On Oct 12, 2008, at 4:44 PM, Dave CROCKER wrote:
Lisa Dusseault wrote:
I'd like to do a more explicit consensus call now to nail this
down. I've tried to identify the major points of attraction rather
than every variant, to see where people are leaning. Please reply
with one of these options, a variant, and explanation if you like:
A) auth-header to not require any feature advertising or auto-
configuration
B) auth-header to normatively RECOMMEND some kind of feature
advertising
C) auth-header to normatively REQUIRE some kind of feature
advertising
Lisa,
Your alternatives B & C appear to seek normative technical language
that refers to something that does not exist. Further, a phrase
like "some kind of" makes it rather difficult to know whether the
'requirement' is satisfied.
Yes, this is correct. I realize this is somewhat of a charter-phase
question, but that's a risk with individual submissions going for
Proposed Standard -- the risk that without a consensus-based charter,
the scope of the work will be questioned.
It is generally ill-advised to have a specification make statements
about the unknown future, which of course means anything in the
future. It seems an even poorer choice to make that statement be
normative, without specifying the details of that future precisely.
Agreed.
So, please clarify how can a technical specification contain
normative language to cover something that doesn't exist? More
precisely, what does it mean to include such language, in terms of
actual development or operation? What impact does such a statement
have on the current specification? On use of it?

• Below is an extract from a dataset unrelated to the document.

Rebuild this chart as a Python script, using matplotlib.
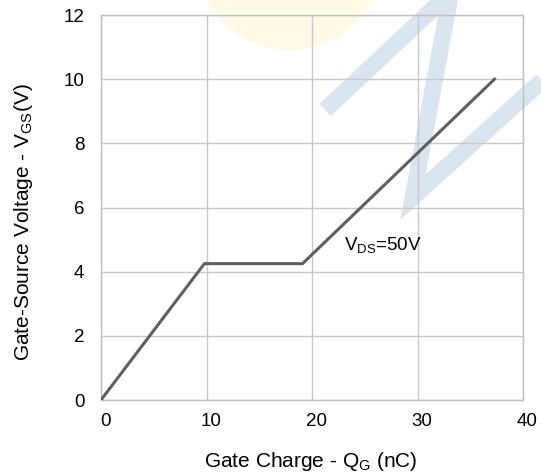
import matplotlib
matplotlib.use('Agg')
import matplotlib.pyplot as plt
from matplotlib.patches import Circle
from matplotlib.lines import Line2D
import matplotlib.transforms as mtransforms

plt.rcParams['font.family'] = ['Liberation Sans', 'DejaVu Sans']

# gate charge curve (nC, V)
qg = [0, 9.8, 19.1, 37.3]
vgs = [0, 4.25, 4.25, 10]
x_ticks = [0, 10, 20, 30, 40]
y_ticks = [0, 2, 4, 6, 8, 10, 12]

W, H = 541, 473
fig = plt.figure(figsize=(W / 100, H / 100), dpi=100)

# faint watermark behind the chart (pixel coords, y down)
def fpx(x, y):
    return x / W, 1 - y / H

circ = Circle((290, H + 44), 94, transform=None, facecolor='#fffae6',
              edgecolor='none', zorder=0)
fig.patches.append(circ)
zx = [325, 451, 413, 545]
zy = [110, -8, 197, 78]
pts = [fpx(a, b) for a, b in zip(zx, zy)]
zline = Line2D([p[0] for p in pts], [p[1] for p in pts], transform=fig.transFigure,
               color='#dae5f0', linewidth=12, solid_joinstyle='miter',
               solid_capstyle='butt', zorder=0)
fig.lines.append(zline)

ax = fig.add_axes([101 / W, 73 / H, 422 / W, 385 / H])
ax.patch.set_alpha(0)
ax.set_zorder(2)

ax.plot(qg, vgs, color='#5f5f5f', linewidth=2.2, zorder=3)

ax.set_xlim(0, 40)
ax.set_ylim(0, 12)
ax.set_xticks(x_ticks)
ax.set_yticks(y_ticks)
ax.grid(True, color='#c8c8c8', linewidth=1.0)
ax.set_axisbelow(True)
for s in ax.spines.values():
    s.set_color('#c0c0c0')
    s.set_linewidth(1.0)
ax.tick_params(length=0, labelsize=13.5, colors='#000000')
ax.tick_params(axis='x', pad=9)
ax.tick_params(axis='y', pad=12)
off = mtransforms.ScaledTranslation(4.5 / 100, 0, fig.dpi_scale_trans)
for lab in ax.get_xticklabels():
    lab.set_transform(lab.get_transform() + off)

ax.text(23.0, 4.65, r'V$_{\mathregular{DS}}$=50V', fontsize=13.5)

fig.text(311 / W, 1 - 461 / H, r'Gate Charge - Q$_{\mathregular{G}}$ (nC)',
         fontsize=15, ha='center', va='center')
fig.text(24 / W, 1 - 222 / H, r'Gate-Source Voltage - V$_{\mathregular{GS}}$(V)',
         fontsize=15, ha='center', va='center', rotation=90)

fig.savefig('out.png', dpi=100)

Since that's not what I'm suggesting, I can't answer these questions.
The alternative seems to be to require the current specification to
wait until there is an approved specification for advertising/
configuration that can then, in turn, be recommended or required
(presumably SHOULD OR MUST, respectively?)
That could be.
ps. But to conform to the precise confines of your exercise, I
suggest Alternative A, since there are many operational environments
for which manual configuration works just fine. In those
environments, advertising and configuration mechanisms add
complexity without benefit.
pps. What are examples of similar mechanisms, for application-level
advertising or auto-configuration, that are already in Internet-
scale use? Knowing the answer to this can give some guidance about
the likely risk of mandating such a mechanism here.
IMAP and SMTP have lots of application-level capabilities
advertising. Sometimes this can aid auto-configuration.